Reddito da lavoro e transizioni occupazionali: questione di classe - di Rocco Dipinto

La precarizzazione dei rapporti di lavoro è un dato di fatto. Essa non si limita all’utilizzo di forme contrattuali ancora oggi dipinte come “atipiche” (pur connotando la maggioranza delle nuove attivazioni): a Milano, ad esempio, la metà dei rapporti a tempo indeterminato cessa entro i primi due anni.

Presso la Camera del Lavoro di Milano è sorto lo sportello Politiche Attive, per dare supporto al Sol e alle categorie sindacali attraverso il monitoraggio dei percorsi di transizione dei disoccupati che si rivolgono alle nostre strutture (attraverso dei questionari).

Tra gli elementi indagati, vi sono anche le caratteristiche dei nuovi rapporti di lavoro incontrati, da quelle contrattuali/formali a quelle legate alla qualità percepita della nuova occupazione.
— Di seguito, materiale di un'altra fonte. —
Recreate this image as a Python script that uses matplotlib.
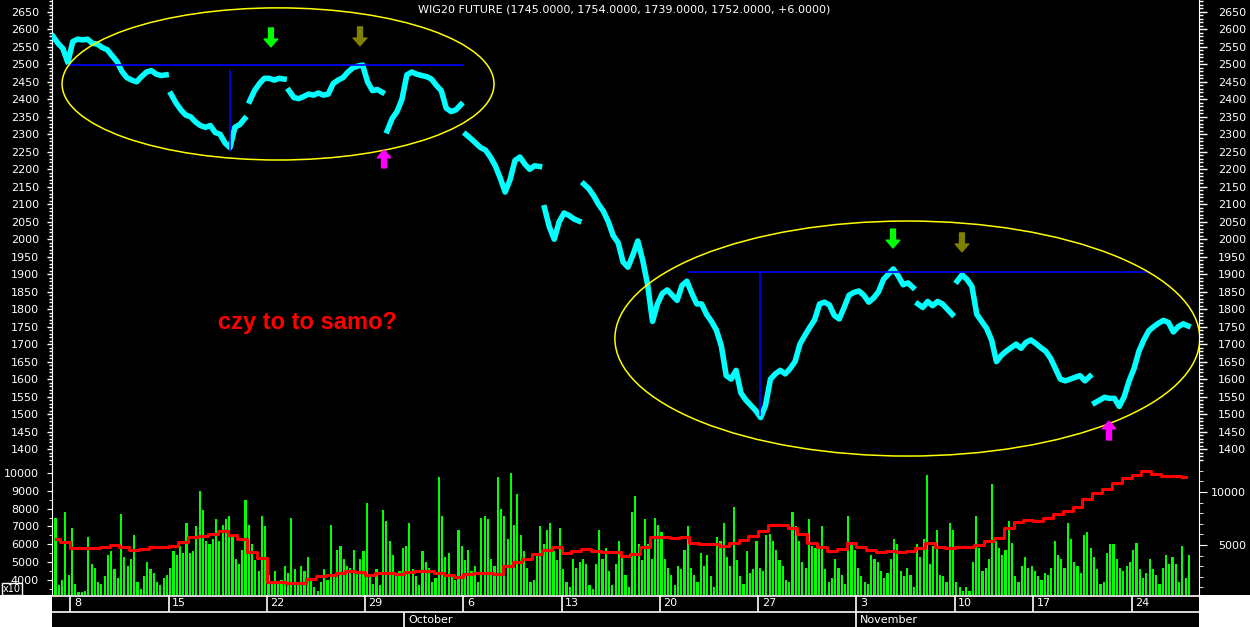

Tre domande si riferiscono al reddito percepito: il confronto tra il salario del nuovo rapporto di lavoro e quello precedente, tra il salario e l’indennità percepita, infine una valutazione sulla capacità di condurre una vita dignitosa attraverso il nuovo contratto di lavoro (che potremmo considerare come valutazione soggettiva di povertà nel lavoro).

Purtroppo l’analisi delle risposte ricevute tra gennaio 2023 e agosto 2024 non è incoraggiante: una percentuale significativa di lavoratori dichiara infatti di subire una riduzione del reddito da lavoro a seguito della transizione, esperienza che cresce con il passare della durata di disoccupazione (si parla di circa il 40% delle risposte, mentre il 25% ha osservato un miglioramento).

Preoccupa anche il dato relativo al confronto con l’indennità precedente, alla quale la somma di chi dichiara di ricevere uno stipendio minore con chi ne percepisce un valore simile equivale ad un terzo dei rispondenti. Proporzioni simili anche sul quesito circa la capacità di condurre una vita dignitosa grazie al reddito da lavoro del nuovo rapporto, la quale si aggrava per chi si è rioccupato dopo nove mesi di disoccupazione (le risposte negative superano il 50%).

Le politiche attive del lavoro, indicate da circa trent’anni come strumento per garantire una sicurezza occupazionale nel “mercato del lavoro”, come adattamento di un’organizzazione produttiva che non consente più di scommettere sulla “sicurezza nel lavoro”, non sembrano in grado di soddisfare le attese: infatti non emerge un vantaggio per coloro che dichiarano di aver individuato un chiaro riferimento per la presa in carico rispetto ad altri soggetti.

Addirittura l’affidamento ad un soggetto sembra comportare una probabilità superiore di accettare un lavoro con reddito inferiore rispetto al passato: probabilmente le politiche attive, almeno in parte, si caratterizzano come strumento di educazione all’abbassamento delle aspettative, come strategia per massimizzare le probabilità di uscire dallo stato di disoccupazione. Purtroppo, anche discriminando in base alla partecipazione o meno a percorsi di orientamento e formazione professionale, non si nota un effetto migliorativo del percorso, con riferimento a queste tre dimensioni relative alla sfera del reddito.

Contano maggiormente le caratteristiche individuali, sia acquisite quali il titolo di istruzione (per quanto riguarda la probabilità di accedere ad uno stile di vita dignitoso, mentre impatta meno sulla protezione da riduzione relativa del reddito), che ascritte, come lo status di migrante, il quale sembra connesso ad una maggior probabilità di sentirsi poveri pur lavorando. La questione è aggravata dal fatto che i migranti hanno probabilmente aspettative minori già in partenza rispetto agli autoctoni.

Per le persone fino a 35 anni compiuti, si nota una forte polarizzazione tra chi trova lavoro in poco tempo e gli altri: dunque a discapito della tesi di giovani “choosy”, assistiamo verosimilmente ad una pressione morale all’attivazione lavorativa anche quando le condizioni non vengono ritenute dignitose, assumendo probabilmente il giovane la funzione di terzo reddito familiare integrativo, sul quale il capitale può quindi insistere sull’abbassamento delle aspettative reddituali.

Le tre variabili sono positivamente connesse alla soddisfazione lavorativa complessiva, rilevata con una domanda apposita: la connessione è fortissima in particolare con la povertà lavorativa soggettiva.

Per concludere, l’osservazione dei percorsi di riattivazione delle persone che intercettiamo ci pone degli interrogativi strategici in termini di rappresentanza di lavoratrici e lavoratori che subiscono la strategia della precarizzazione dei percorsi di vita lavorativa, visto che anche un contesto economico relativamente ricco, in termini comparativi, non si dimostra garanzia di opportunità di sviluppo personale per chi non vive di rendita o del lavoro svolto da altri.